Dutch journalist based in Diyarbakır detained

Released after several hours, Frederike Geerdink may face terrorism-related charges

P24

06.01.2015

Frederike Geerdink, a Dutch journalist based in Diyarbakir, was detained for several hours on charges related to terrorism, according to her own dispatch. “Police just search my house, team of 8 guys,” she tweeted Tuesday morning (8 January). Dutch embassy officials  confirmed the accuracy of the report and said she would be receiving consular assistance.

 
Geerdink specialises in reporting Kurdish affairs and is the author of De Jongens Zign Dood (“The boys are Dead”) — an in-depth investigation of the Roboski airstrikes. This was an incident in 2011 in which 34 smugglers presumed to be mistaken for Kurdistan Workers Party (PKK) militants attempting to cross the Iraqi border into Turkey.
 
The arrest corresponds with an official visit to Ankara by the Dutch foreign minister, Bert Koenders. He is scheduled to have dinner Tuesday with his Turkish counterpart as part of a  4-day conference for Turkish ambassadors. The evening’s topic is “public diplomacy” and “making the Turkish case abroad.”
 
A tweet by the Dutch foreign ministry indicated a high level of concern.

 

“She is an excellent journalist and cares very deeply about Turkey,” a senior Dutch diplomat said.
 
Geerdink’s detention also coincides with a government initiative to resolve the long-standing grievances of its Kurdish population. Senior Turkish officials are in direct negotiation with Abdullah Öcalan, the PKK’s imprisoned leader. As part of its “Kurdish opening” the government is committed to a more liberal discussion of  region issues.
 
At the same time dissident Turkish news outlets have come under direct pressure. The editor-in-chief of Zaman newspaper was recently taken in for questioning on charges of being a member of a terrorist organisation. He is accused of being part of a conspiracy to implicate the leader of a religious sect  in al-Qaida like violence. and the head of Samanyolu television is still under detention for similar charges.
 
In her blog, Kurdish Matters, Geerdink suggested that as a foreign correspondent she enjoyed a greater freedom to report. “Turkey is complicated and changing rapidly, but therefore a journalist’s dream. A foreign journalist’s dream, that is – for Turkish and even more so for Kurdish journalists, it is hard and often impossible to work here freely,” she wrote.
 
Her brief detention suggests that the foreign press in Turkey may also no longer enjoy immunity.
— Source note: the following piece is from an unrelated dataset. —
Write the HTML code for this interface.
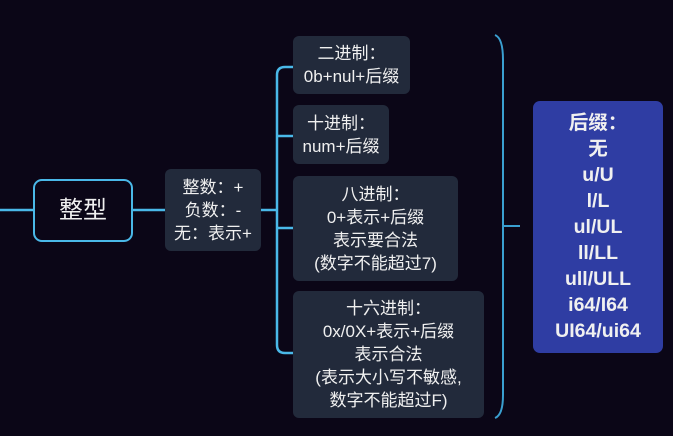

In recent months senior government figures have targeted journalists writing in prestigious western publications as part of an orchestrated attempt to blacked Turkey’s name. “The  media reports coming from American and European newspapers are presented as nothing but disinformation engaged in a ‘perception operation’ to hurt our wonderful country,” according to Ömer Taşpınar writing in the P24 website.